**WHAT YOU SHOULD DO:** Lines containing the word "size" need to be counted. Please reply with how many there are, and nothing else.
* Start DATA BLOCK *
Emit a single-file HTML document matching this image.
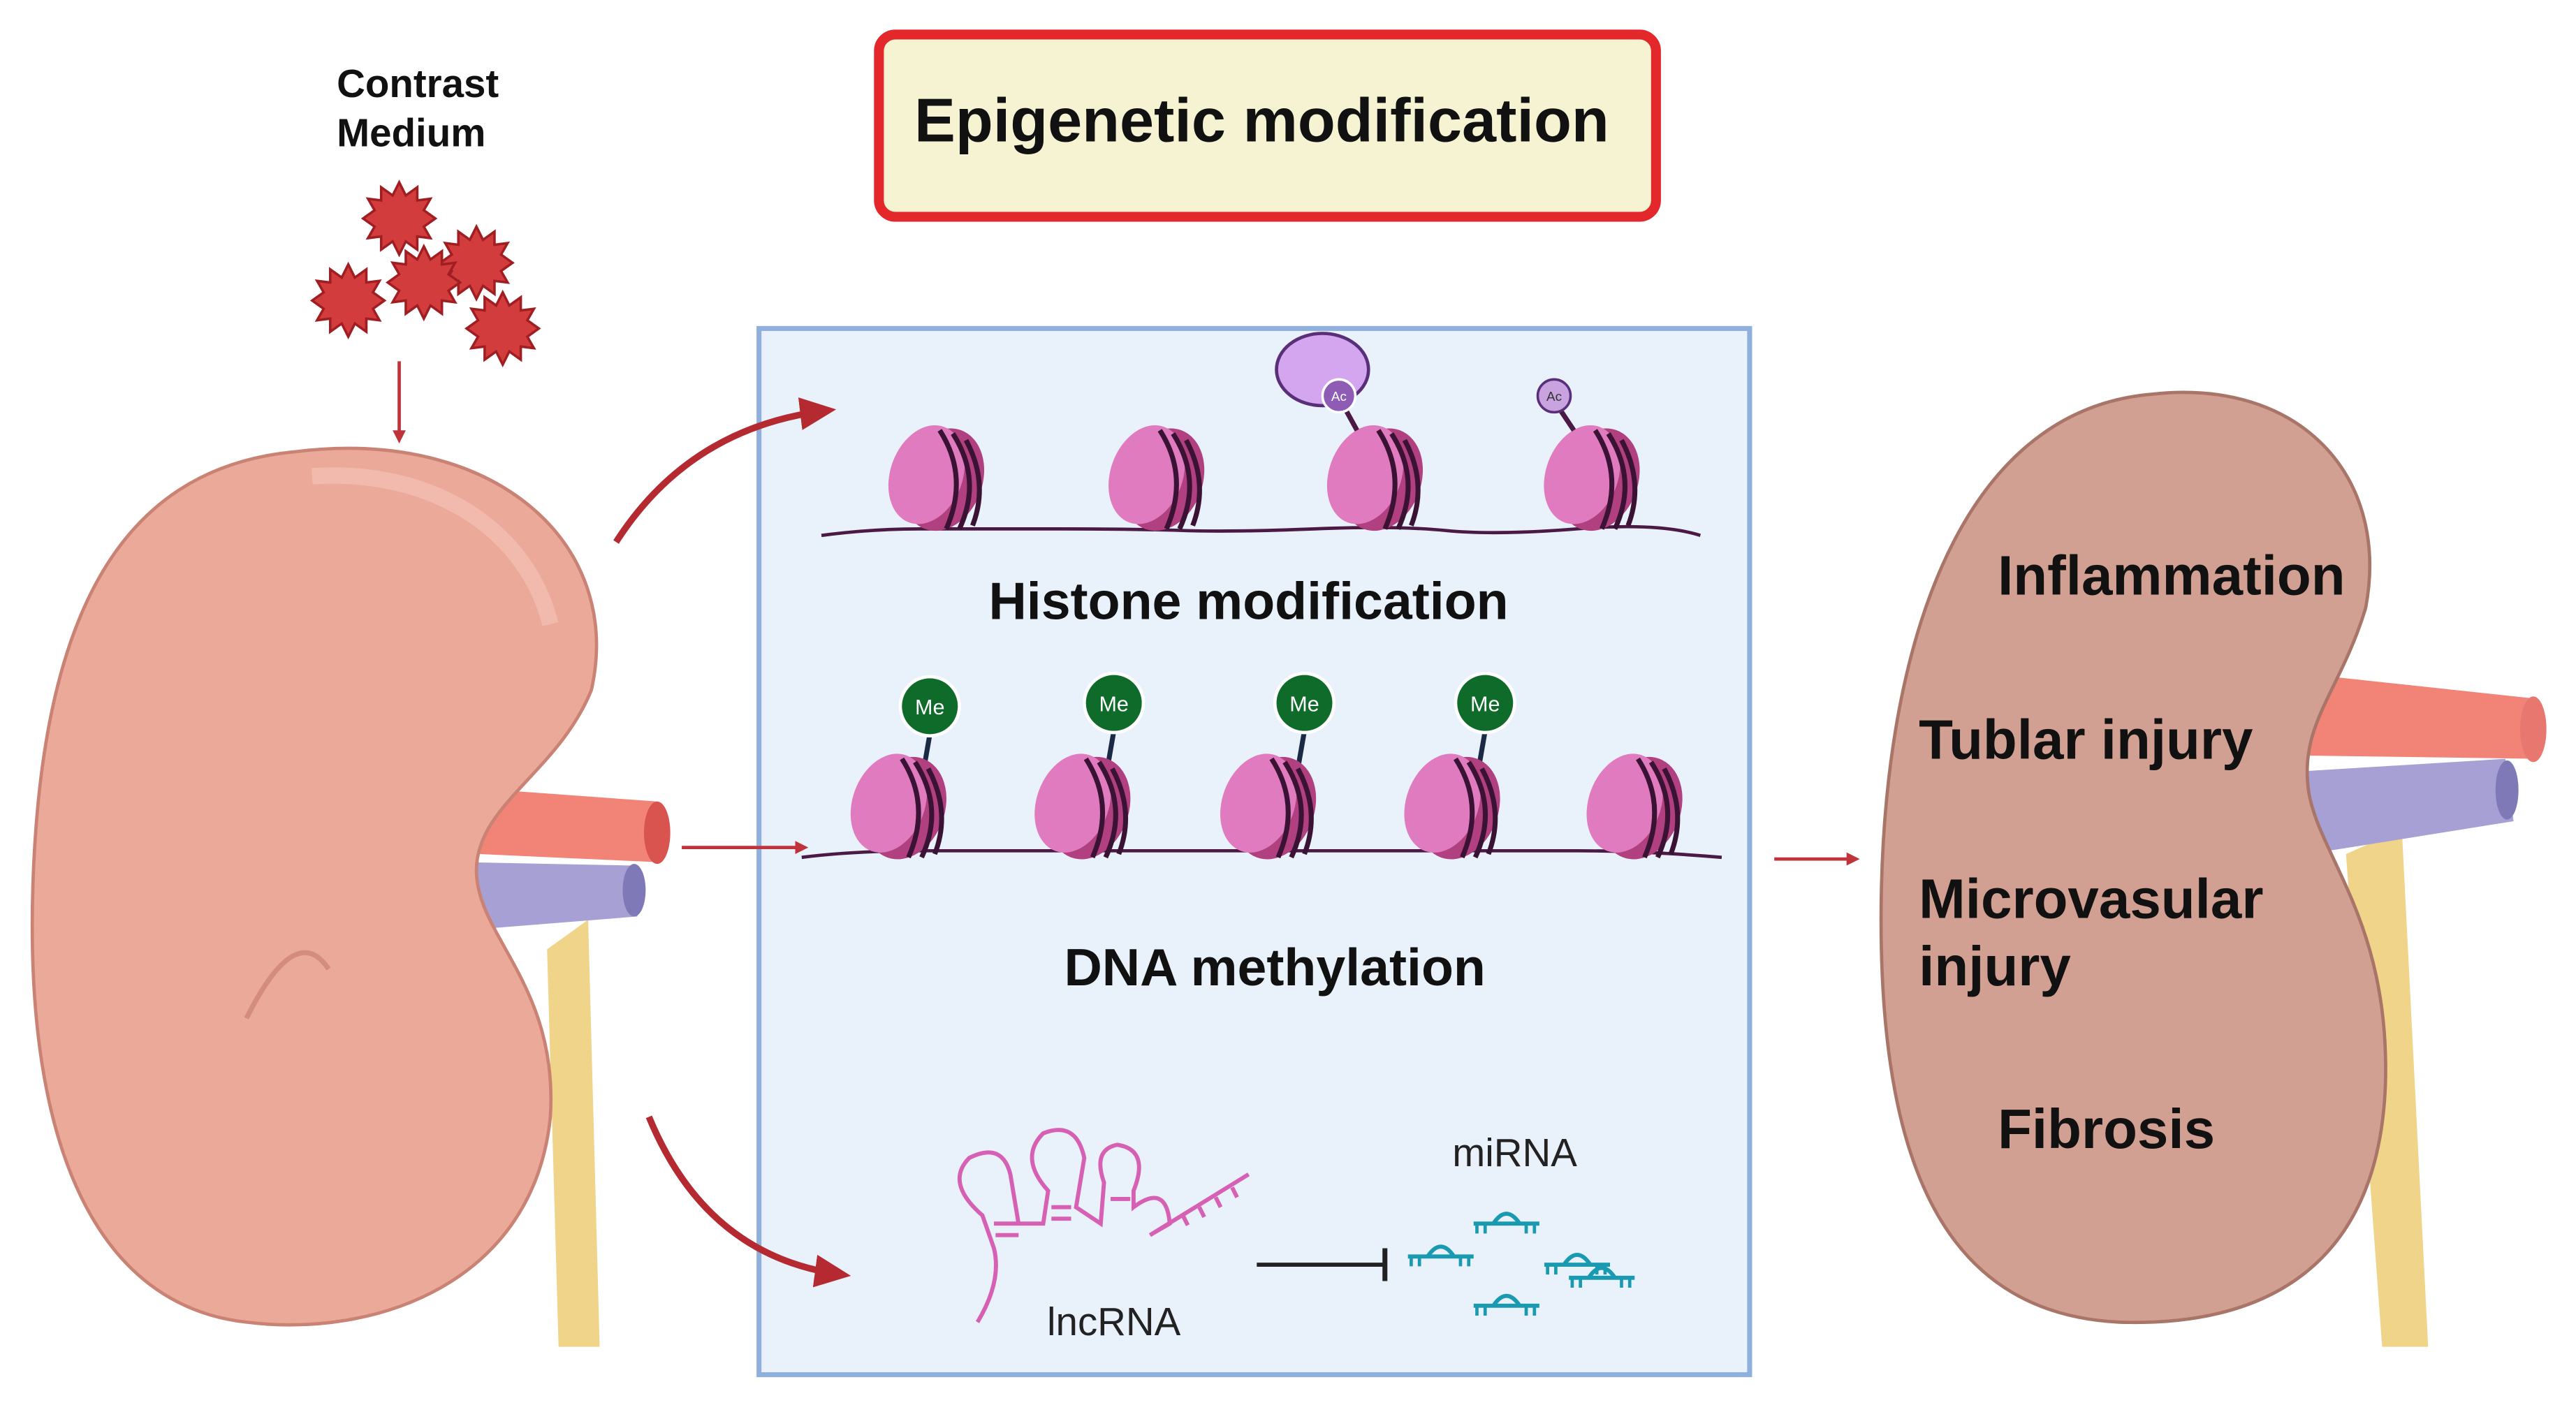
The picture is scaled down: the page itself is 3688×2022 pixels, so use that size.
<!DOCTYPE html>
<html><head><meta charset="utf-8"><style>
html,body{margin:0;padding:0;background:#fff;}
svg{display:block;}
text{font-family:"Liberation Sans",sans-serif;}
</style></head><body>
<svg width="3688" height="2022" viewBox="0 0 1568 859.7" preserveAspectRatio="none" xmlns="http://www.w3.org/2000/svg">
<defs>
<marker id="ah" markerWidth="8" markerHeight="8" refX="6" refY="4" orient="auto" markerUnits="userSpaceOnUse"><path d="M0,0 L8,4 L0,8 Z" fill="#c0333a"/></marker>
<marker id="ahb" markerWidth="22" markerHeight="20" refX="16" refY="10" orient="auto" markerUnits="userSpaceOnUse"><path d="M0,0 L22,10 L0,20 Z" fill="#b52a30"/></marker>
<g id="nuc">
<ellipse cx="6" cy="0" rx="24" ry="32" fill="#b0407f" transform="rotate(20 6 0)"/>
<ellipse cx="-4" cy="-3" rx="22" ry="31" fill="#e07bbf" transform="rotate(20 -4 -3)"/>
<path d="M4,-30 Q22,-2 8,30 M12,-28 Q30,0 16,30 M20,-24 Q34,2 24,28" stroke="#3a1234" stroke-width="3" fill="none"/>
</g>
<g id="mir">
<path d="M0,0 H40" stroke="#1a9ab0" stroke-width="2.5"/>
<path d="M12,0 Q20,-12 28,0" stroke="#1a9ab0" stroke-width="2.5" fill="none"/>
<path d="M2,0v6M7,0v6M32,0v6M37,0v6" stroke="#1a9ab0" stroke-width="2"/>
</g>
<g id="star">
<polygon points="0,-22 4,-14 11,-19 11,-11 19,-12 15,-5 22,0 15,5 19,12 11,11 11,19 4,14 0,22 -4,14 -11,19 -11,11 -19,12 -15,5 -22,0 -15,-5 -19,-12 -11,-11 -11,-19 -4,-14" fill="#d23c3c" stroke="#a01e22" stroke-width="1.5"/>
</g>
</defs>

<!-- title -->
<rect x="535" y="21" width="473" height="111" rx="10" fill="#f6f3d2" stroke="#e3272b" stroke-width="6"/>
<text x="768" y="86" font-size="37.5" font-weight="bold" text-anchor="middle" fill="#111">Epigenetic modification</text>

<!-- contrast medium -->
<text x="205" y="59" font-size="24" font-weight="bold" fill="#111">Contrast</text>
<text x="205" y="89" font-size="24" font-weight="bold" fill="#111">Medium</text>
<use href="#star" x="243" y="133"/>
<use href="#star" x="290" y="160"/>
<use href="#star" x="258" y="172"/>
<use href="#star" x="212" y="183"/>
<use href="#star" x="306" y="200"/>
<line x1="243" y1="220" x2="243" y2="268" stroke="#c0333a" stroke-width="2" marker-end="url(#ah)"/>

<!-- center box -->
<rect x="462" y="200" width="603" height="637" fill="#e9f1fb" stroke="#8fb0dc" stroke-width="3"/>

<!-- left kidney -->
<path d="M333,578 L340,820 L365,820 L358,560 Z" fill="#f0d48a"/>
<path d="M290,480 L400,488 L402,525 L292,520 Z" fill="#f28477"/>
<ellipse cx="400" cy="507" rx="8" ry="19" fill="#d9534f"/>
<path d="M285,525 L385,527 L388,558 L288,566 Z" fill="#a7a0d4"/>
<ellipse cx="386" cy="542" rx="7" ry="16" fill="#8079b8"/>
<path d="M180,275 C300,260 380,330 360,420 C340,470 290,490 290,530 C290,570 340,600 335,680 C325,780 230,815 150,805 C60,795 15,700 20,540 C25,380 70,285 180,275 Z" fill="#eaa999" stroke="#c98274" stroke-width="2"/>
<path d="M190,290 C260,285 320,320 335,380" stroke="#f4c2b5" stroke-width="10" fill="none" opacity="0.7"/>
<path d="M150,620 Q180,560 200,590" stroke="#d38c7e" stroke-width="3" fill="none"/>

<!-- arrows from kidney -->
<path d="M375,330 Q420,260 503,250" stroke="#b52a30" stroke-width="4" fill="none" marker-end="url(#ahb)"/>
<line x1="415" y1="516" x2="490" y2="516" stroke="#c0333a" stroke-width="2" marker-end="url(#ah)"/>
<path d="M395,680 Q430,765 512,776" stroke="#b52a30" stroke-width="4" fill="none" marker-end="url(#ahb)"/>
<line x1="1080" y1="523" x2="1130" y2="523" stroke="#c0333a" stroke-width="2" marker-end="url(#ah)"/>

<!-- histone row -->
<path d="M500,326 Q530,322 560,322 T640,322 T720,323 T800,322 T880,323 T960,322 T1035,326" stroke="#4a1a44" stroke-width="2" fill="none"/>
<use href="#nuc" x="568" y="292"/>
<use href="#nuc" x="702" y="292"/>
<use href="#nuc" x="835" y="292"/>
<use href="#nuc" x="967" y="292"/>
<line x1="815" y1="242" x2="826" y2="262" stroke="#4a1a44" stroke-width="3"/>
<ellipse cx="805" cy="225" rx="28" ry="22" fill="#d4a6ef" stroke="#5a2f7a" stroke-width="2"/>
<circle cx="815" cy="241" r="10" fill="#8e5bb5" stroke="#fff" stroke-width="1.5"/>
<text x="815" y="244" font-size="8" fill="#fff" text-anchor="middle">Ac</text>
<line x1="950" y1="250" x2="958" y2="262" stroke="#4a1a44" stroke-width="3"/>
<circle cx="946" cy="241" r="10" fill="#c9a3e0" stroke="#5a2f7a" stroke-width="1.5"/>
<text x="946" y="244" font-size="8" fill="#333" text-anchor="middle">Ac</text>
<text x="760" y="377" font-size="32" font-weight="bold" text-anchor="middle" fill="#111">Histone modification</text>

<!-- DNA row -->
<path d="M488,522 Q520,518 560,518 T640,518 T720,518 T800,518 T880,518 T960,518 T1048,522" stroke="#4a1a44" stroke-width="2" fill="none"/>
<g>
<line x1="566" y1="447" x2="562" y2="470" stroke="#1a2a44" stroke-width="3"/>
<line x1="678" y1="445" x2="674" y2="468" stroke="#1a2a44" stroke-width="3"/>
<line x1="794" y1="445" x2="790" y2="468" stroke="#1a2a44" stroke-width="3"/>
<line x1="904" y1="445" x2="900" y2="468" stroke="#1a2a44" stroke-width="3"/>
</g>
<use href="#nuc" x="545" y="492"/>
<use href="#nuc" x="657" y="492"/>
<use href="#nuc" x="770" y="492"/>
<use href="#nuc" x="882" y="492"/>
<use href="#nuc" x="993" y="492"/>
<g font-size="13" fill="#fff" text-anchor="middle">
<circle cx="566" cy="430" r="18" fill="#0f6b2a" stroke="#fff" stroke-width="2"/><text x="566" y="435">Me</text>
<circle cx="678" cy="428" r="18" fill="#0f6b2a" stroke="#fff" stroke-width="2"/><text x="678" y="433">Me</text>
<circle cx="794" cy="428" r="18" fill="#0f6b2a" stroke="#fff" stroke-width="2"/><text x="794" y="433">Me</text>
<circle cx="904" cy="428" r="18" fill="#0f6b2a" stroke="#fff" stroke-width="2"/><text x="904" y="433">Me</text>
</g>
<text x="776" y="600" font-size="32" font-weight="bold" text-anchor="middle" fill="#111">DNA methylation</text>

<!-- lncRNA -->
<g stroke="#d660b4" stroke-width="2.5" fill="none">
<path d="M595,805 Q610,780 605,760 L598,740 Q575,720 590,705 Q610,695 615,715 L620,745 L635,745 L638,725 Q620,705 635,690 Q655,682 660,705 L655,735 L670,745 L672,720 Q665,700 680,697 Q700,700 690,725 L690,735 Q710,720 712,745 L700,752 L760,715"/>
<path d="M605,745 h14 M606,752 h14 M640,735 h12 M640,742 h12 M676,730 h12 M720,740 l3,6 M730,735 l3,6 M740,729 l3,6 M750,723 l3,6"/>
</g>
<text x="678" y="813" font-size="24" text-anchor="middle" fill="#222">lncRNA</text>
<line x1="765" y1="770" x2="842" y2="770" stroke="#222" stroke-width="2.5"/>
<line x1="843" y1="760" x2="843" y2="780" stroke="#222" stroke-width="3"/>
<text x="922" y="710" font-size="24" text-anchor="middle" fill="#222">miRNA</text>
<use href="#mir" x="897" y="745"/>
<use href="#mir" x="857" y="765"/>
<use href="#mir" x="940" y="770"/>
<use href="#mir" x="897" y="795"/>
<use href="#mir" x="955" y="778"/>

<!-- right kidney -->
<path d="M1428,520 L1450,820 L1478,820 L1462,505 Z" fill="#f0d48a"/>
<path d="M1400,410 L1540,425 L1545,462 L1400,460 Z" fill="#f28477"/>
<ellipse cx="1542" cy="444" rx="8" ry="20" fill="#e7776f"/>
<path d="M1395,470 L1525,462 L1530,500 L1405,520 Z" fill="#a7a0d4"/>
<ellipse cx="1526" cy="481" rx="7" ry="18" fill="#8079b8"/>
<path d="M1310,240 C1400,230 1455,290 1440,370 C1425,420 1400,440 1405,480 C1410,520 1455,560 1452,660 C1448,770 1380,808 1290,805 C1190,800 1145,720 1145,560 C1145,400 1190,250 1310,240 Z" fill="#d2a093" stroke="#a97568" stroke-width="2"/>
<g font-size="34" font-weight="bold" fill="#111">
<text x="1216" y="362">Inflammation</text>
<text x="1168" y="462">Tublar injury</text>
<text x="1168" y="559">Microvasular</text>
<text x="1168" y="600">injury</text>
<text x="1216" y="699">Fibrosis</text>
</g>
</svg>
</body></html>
* End DATA BLOCK *
**REPLY TO THE TASK:** 12